Adrik turned his face up, uncaring. For the pain was lifting, disappearing as suddenly as it had pounced upon his failing flesh. A calmness fell upon him, and into that pearly space came thoughts, wandering and unconcerned with the sprays of rock dust emerging from the cerulean whirlwind of Kiril as she moved into the ruined city chamber.
He saw a face, like his own, yet older. He recognized his b
rother Erik, fellow adventurer and wide wanderer in the world, who yet waited his return in Emmech. What plans they'd made! Once their fortune was secured, why, they'd disturb the councils of kings, confer with the elder mage of Shadowdale, and shake the foundations of the world! Ah, yes. He smiled to think on it. It saddened him, though, to imagine his brother waiting in vain. His heart could barely muster the strength to put one beat after the next. Then he envisioned his brother's grief when, long past Adrik's promised return date, Erik finally realized the truth.

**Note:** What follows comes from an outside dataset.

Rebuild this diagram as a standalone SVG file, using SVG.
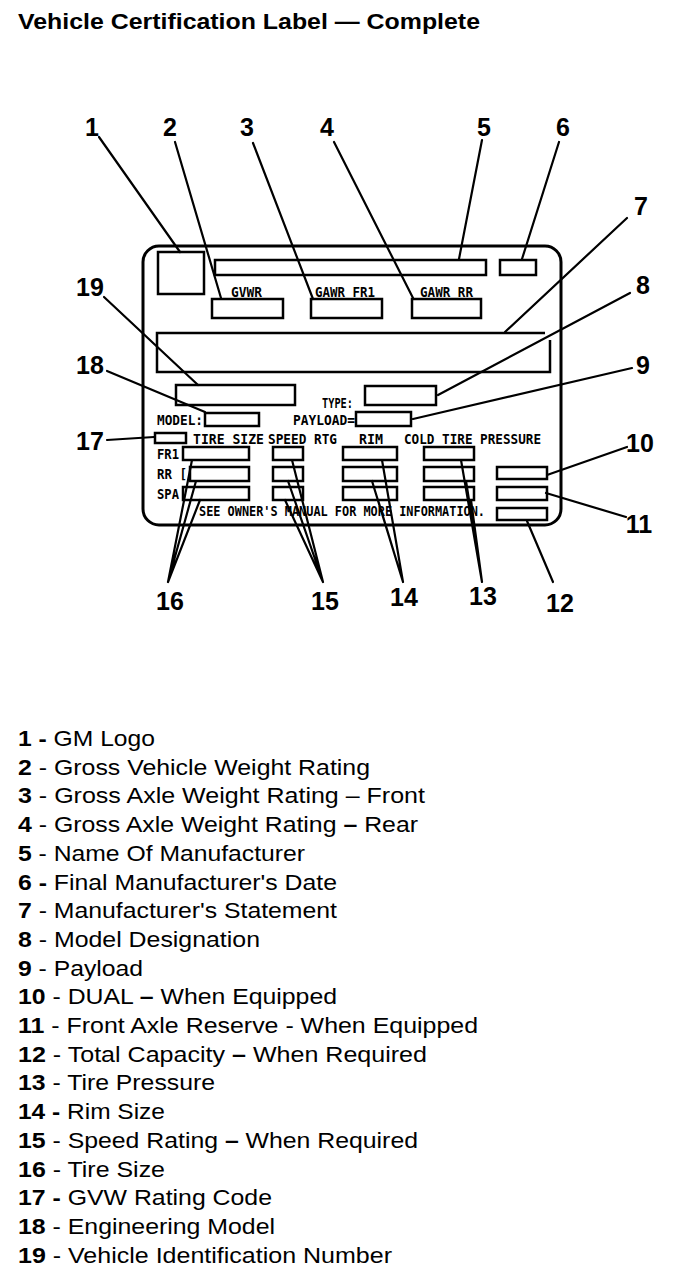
<svg xmlns="http://www.w3.org/2000/svg" width="688" height="1284" viewBox="0 0 688 1284">
<style>
.bx{fill:none;stroke:#000;stroke-width:2.5}
.ld{fill:none;stroke:#000;stroke-width:2.2;stroke-linecap:round}
.lt{font-family:"DejaVu Sans Mono","Liberation Mono",monospace;font-weight:bold;font-size:14px;fill:#000}
.num{font-family:"Liberation Sans",Arial,sans-serif;font-weight:bold;font-size:25px;fill:#000;text-anchor:middle}
.lg{font-family:"Liberation Sans",Arial,sans-serif;font-size:22px;fill:#000}
.b{font-weight:bold}
</style>
<rect width="688" height="1284" fill="#fff"/>
<text x="18" y="29" font-family="Liberation Sans, Arial, sans-serif" font-weight="bold" font-size="22px" textLength="462" lengthAdjust="spacingAndGlyphs">Vehicle Certification Label — Complete</text>

<g id="label">
<rect x="143" y="246" width="418" height="279" rx="16" ry="16" fill="none" stroke="#000" stroke-width="3"/>
</g>
<g id="n1-logo"><rect class="bx" x="158" y="252" width="46" height="42"/></g>
<g id="n5-manufacturer"><rect class="bx" x="215" y="260" width="271" height="15"/></g>
<g id="n6-date"><rect class="bx" x="500" y="260" width="36" height="15"/></g>
<g id="n2-gvwr"><text class="lt" x="231" y="297" textLength="31" lengthAdjust="spacingAndGlyphs">GVWR</text><rect class="bx" x="212" y="299" width="71" height="19"/></g>
<g id="n3-gawrfr"><text class="lt" x="315" y="297" textLength="60" lengthAdjust="spacingAndGlyphs">GAWR FR1</text><rect class="bx" x="311" y="299" width="71" height="19"/></g>
<g id="n4-gawrrr"><text class="lt" x="420" y="297" textLength="53" lengthAdjust="spacingAndGlyphs">GAWR RR</text><rect class="bx" x="412" y="299" width="69" height="19"/></g>
<g id="n7-statement"><path class="bx" d="M545 333 H157 V372 H550 V340"/></g>
<g id="n19-vin"><rect class="bx" x="176" y="385" width="119" height="20"/></g>
<g id="n8-type"><text class="lt" x="322" y="408" textLength="31" lengthAdjust="spacingAndGlyphs">TYPE:</text><rect class="bx" x="365" y="386" width="71" height="19"/></g>
<g id="n18-model"><text class="lt" x="157" y="425" textLength="46" lengthAdjust="spacingAndGlyphs">MODEL:</text><rect class="bx" x="205" y="413" width="54" height="13"/></g>
<g id="n9-payload"><text class="lt" x="293" y="425" textLength="62" lengthAdjust="spacingAndGlyphs">PAYLOAD=</text><rect class="bx" x="356" y="412" width="55" height="14"/></g>
<g id="n17-gvw"><rect class="bx" x="155" y="433" width="31" height="10"/></g>
<g id="headers">
<text class="lt" x="193" y="444" textLength="71" lengthAdjust="spacingAndGlyphs">TIRE SIZE</text>
<text class="lt" x="268" y="444" textLength="69" lengthAdjust="spacingAndGlyphs">SPEED RTG</text>
<text class="lt" x="359" y="444" textLength="24" lengthAdjust="spacingAndGlyphs">RIM</text>
<text class="lt" x="404" y="444" textLength="137" lengthAdjust="spacingAndGlyphs">COLD TIRE PRESSURE</text>
<text class="lt" x="157" y="459" textLength="22" lengthAdjust="spacingAndGlyphs">FR1</text>
<text class="lt" x="157" y="479" textLength="30" lengthAdjust="spacingAndGlyphs">RR [</text>
<text class="lt" x="157" y="499" textLength="22" lengthAdjust="spacingAndGlyphs">SPA</text>
<text class="lt" x="199" y="516" textLength="286" lengthAdjust="spacingAndGlyphs">SEE OWNER'S MANUAL FOR MORE INFORMATION.</text>
</g>
<g id="n16-tiresize">
<rect class="bx" x="183" y="447" width="66" height="13"/>
<rect class="bx" x="190" y="467" width="59" height="14"/>
<rect class="bx" x="183" y="487" width="66" height="13"/>
</g>
<g id="n15-speed">
<rect class="bx" x="273" y="447" width="30" height="13"/>
<rect class="bx" x="273" y="467" width="30" height="14"/>
<rect class="bx" x="273" y="487" width="30" height="13"/>
</g>
<g id="n14-rim">
<rect class="bx" x="343" y="447" width="54" height="13"/>
<rect class="bx" x="343" y="467" width="54" height="14"/>
<rect class="bx" x="343" y="487" width="54" height="13"/>
</g>
<g id="n13-pressure">
<rect class="bx" x="424" y="447" width="50" height="13"/>
<rect class="bx" x="424" y="467" width="50" height="14"/>
<rect class="bx" x="424" y="487" width="50" height="13"/>
</g>
<g id="n10-dual"><rect class="bx" x="497" y="467" width="50" height="12"/></g>
<g id="n11-reserve"><rect class="bx" x="497" y="487" width="50" height="13"/></g>
<g id="n12-capacity"><rect class="bx" x="497" y="508" width="50" height="12"/></g>

<g id="connectors">
<path class="ld" d="M99 137 L180 252"/>
<path class="ld" d="M175 142 L221 298"/>
<path class="ld" d="M253 143 L313 299"/>
<path class="ld" d="M334 142 L413 298"/>
<path class="ld" d="M482 140 L459 259"/>
<path class="ld" d="M559 142 L522 259"/>
<path class="ld" d="M627 218 L505 332"/>
<path class="ld" d="M630 293 L438 395"/>
<path class="ld" d="M632 368 L413 419"/>
<path class="ld" d="M627 447 L547 475"/>
<path class="ld" d="M626 517 L546 493"/>
<path class="ld" d="M553 582 L527 521"/>
<path class="ld" d="M461 460 L482 582 M466 481 L482 582 M471 500 L482 582"/>
<path class="ld" d="M382 460 L403 582 M372 481 L403 582 M378 500 L403 582"/>
<path class="ld" d="M292 460 L323 582 M288 481 L323 582 M285 500 L323 582"/>
<path class="ld" d="M192 460 L168 582 M196 481 L168 582 M200 500 L168 582"/>
<path class="ld" d="M107 440 L154 437"/>
<path class="ld" d="M107 371 L205 412"/>
<path class="ld" d="M104 297 L198 385"/>
</g>

<g id="callouts">
<text class="num" x="92" y="136">1</text>
<text class="num" x="170" y="136">2</text>
<text class="num" x="247" y="136">3</text>
<text class="num" x="327" y="136">4</text>
<text class="num" x="484" y="136">5</text>
<text class="num" x="563" y="136">6</text>
<text class="num" x="641" y="215">7</text>
<text class="num" x="643" y="294">8</text>
<text class="num" x="643" y="374">9</text>
<text class="num" x="640" y="452">10</text>
<text class="num" x="639" y="533">11</text>
<text class="num" x="560" y="612">12</text>
<text class="num" x="483" y="605">13</text>
<text class="num" x="404" y="606">14</text>
<text class="num" x="325" y="610">15</text>
<text class="num" x="170" y="610">16</text>
<text class="num" x="90" y="450">17</text>
<text class="num" x="90" y="374">18</text>
<text class="num" x="90" y="296">19</text>
</g>

<g id="legend" class="lg">
<text x="18" y="746" textLength="137" lengthAdjust="spacingAndGlyphs"><tspan class="b">1 -</tspan> GM Logo</text>
<text x="18" y="775" textLength="352" lengthAdjust="spacingAndGlyphs"><tspan class="b">2</tspan> - Gross Vehicle Weight Rating</text>
<text x="18" y="803" textLength="407" lengthAdjust="spacingAndGlyphs"><tspan class="b">3</tspan> - Gross Axle Weight Rating – Front</text>
<text x="18" y="832" textLength="400" lengthAdjust="spacingAndGlyphs"><tspan class="b">4</tspan> - Gross Axle Weight Rating <tspan class="b">–</tspan> Rear</text>
<text x="18" y="861" textLength="287" lengthAdjust="spacingAndGlyphs"><tspan class="b">5</tspan> - Name Of Manufacturer</text>
<text x="18" y="890" textLength="319" lengthAdjust="spacingAndGlyphs"><tspan class="b">6 -</tspan> Final Manufacturer's Date</text>
<text x="18" y="918" textLength="319" lengthAdjust="spacingAndGlyphs"><tspan class="b">7</tspan> - Manufacturer's Statement</text>
<text x="18" y="947" textLength="242" lengthAdjust="spacingAndGlyphs"><tspan class="b">8</tspan> - Model Designation</text>
<text x="18" y="976" textLength="125" lengthAdjust="spacingAndGlyphs"><tspan class="b">9</tspan> - Payload</text>
<text x="18" y="1004" textLength="319" lengthAdjust="spacingAndGlyphs"><tspan class="b">10</tspan> - DUAL <tspan class="b">–</tspan> When Equipped</text>
<text x="18" y="1033" textLength="460" lengthAdjust="spacingAndGlyphs"><tspan class="b">11</tspan> - Front Axle Reserve - When Equipped</text>
<text x="18" y="1062" textLength="409" lengthAdjust="spacingAndGlyphs"><tspan class="b">12</tspan> - Total Capacity <tspan class="b">–</tspan> When Required</text>
<text x="18" y="1090" textLength="197" lengthAdjust="spacingAndGlyphs"><tspan class="b">13</tspan> - Tire Pressure</text>
<text x="18" y="1119" textLength="147" lengthAdjust="spacingAndGlyphs"><tspan class="b">14 -</tspan> Rim Size</text>
<text x="18" y="1148" textLength="400" lengthAdjust="spacingAndGlyphs"><tspan class="b">15</tspan> - Speed Rating <tspan class="b">–</tspan> When Required</text>
<text x="18" y="1177" textLength="147" lengthAdjust="spacingAndGlyphs"><tspan class="b">16</tspan> - Tire Size</text>
<text x="18" y="1205" textLength="254" lengthAdjust="spacingAndGlyphs"><tspan class="b">17 -</tspan> GVW Rating Code</text>
<text x="18" y="1234" textLength="257" lengthAdjust="spacingAndGlyphs"><tspan class="b">18</tspan> - Engineering Model</text>
<text x="18" y="1263" textLength="374" lengthAdjust="spacingAndGlyphs"><tspan class="b">19</tspan> - Vehicle Identification Number</text>
</g>
</svg>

The one he would see next, Adrik decided, would be the god whose domain was death. Would the great beast holding him transfer him directly into Kelemvor's hands? Memories, realizations, regrets-the time for all such activity was past. Accept it, Adrik, he chastened himself. Cease these mental acrobatics, compose yourself.
He thought then of a girl he'd once known. Her name. . what was it? Chelsea, it was Chelsea, of course. A love cut down before its time when cruel disease had claimed her. His grief over her untimely demise was the final impetus that launched his adventures with his brother. With her end, nothing else could keep him home.
She awaits you now. And his childhood friend Macknar who'd drowned, and grandfather, too, most likely. Old friends, old loves. Would they greet him?
Suddenly Raidon was there before him, cradling his head. Was it real, or a vision? The monk's visage was scribed with compassion and regret.
Grieve not, he tried to say to the half-elf. Kelemvor comes, and shall deliver me to a place I do not fear to travel. Perhaps a place where I can continue to ask my questions.
His drifting thoughts persisted for one final heartbeat. Raidon's eyes, glassy with unwept tears, faded into a translucent mist, through which a golden light began to break, a celestial light whose brilliance washed Adrik Commorand away from the world.